第一個主題提出一生醫IgE蛋白質濃度訊號讀取系統，並利用TSMC 1P6M 0.18 μm製程實現一生醫頻移讀取電路。本論文結合彎曲平板波(flexural plate-wave, FPW)生醫感測晶片，並將包含控制區塊、數位類比轉換器、壓控震盪器、訊號放大器、峰值偵測器、暫存器及減法器等電路實現於單一晶片。本論文係利用彎曲平板波晶片因負載蛋白質濃度不同而中心頻率偏移的現象，藉由產生一掃頻訊號，同時通過兩個彎曲平板波生醫感測晶片，其中一為實驗組，另一為對照組。讀取各自中心頻率，計算位移量後，可由查表法得到蛋白質負載濃度。相較於傳統醫療檢測儀器，本論文之生醫頻移讀取電路不僅可在10分鐘內得知檢測結果，更可大幅降低檢測的費用，更適於現今重點照護的醫療需求。

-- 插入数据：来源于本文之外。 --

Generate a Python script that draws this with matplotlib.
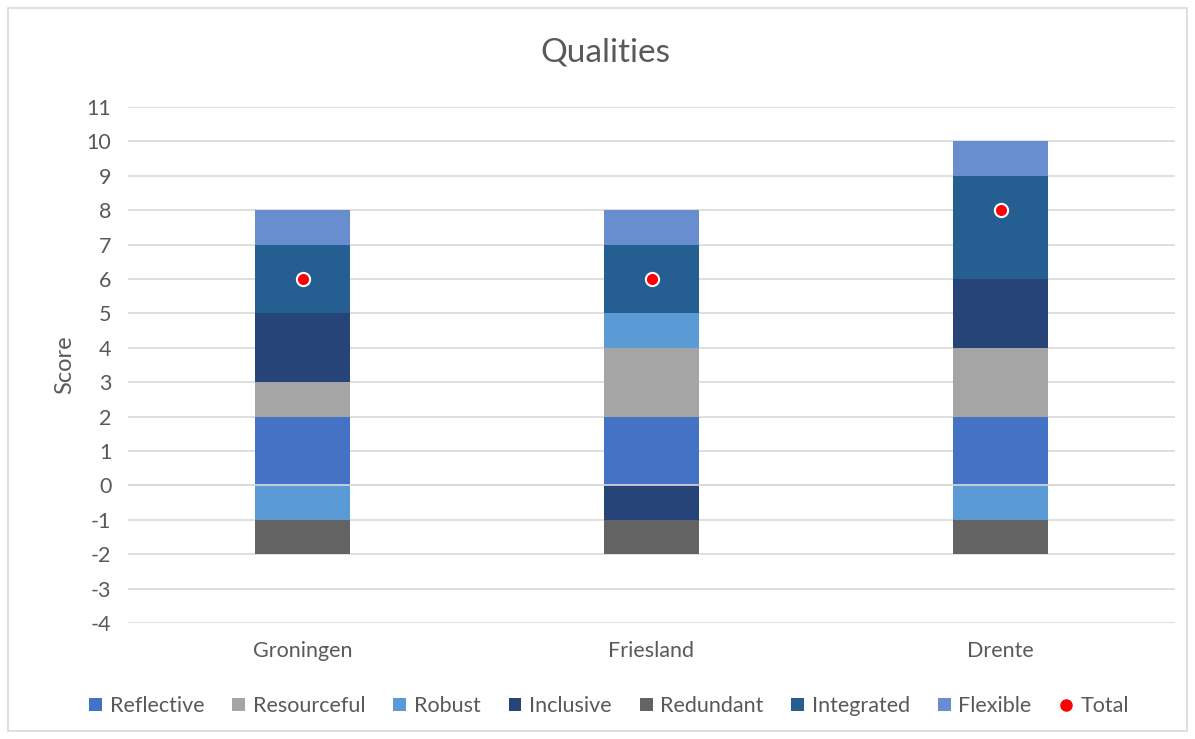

第二個主題探討π/ 2弧度弦波之分割方式以改善無雜訊動態範圍，並且利用TSMC 2P4M 0.35 μm製程來實現一無唯讀記憶體直接頻率合成器，係使用在本論文前一主題之讀取系統中。本論文提出之非均分拋物線內插法，係基於弦波的對稱性，僅需以π/ 2弧度弦波即可得到一完整弦波。本非均分拋物線內插法為將π/ 8弧度弦波區段使用同一拋物線係數，並將π/ 8至π/ 2弧度弦波區段平均分為十五段，並採用十五組拋物線係數來取得弦波數位值。在同樣十六區段的分段條件，本論文結合類線性內插法與位移式拋物線內插法以取得π/ 2弧度弦波數位值。此分段方法不僅可減小實際弦波與理想弦波的誤差，更可改善無雜訊動態範圍。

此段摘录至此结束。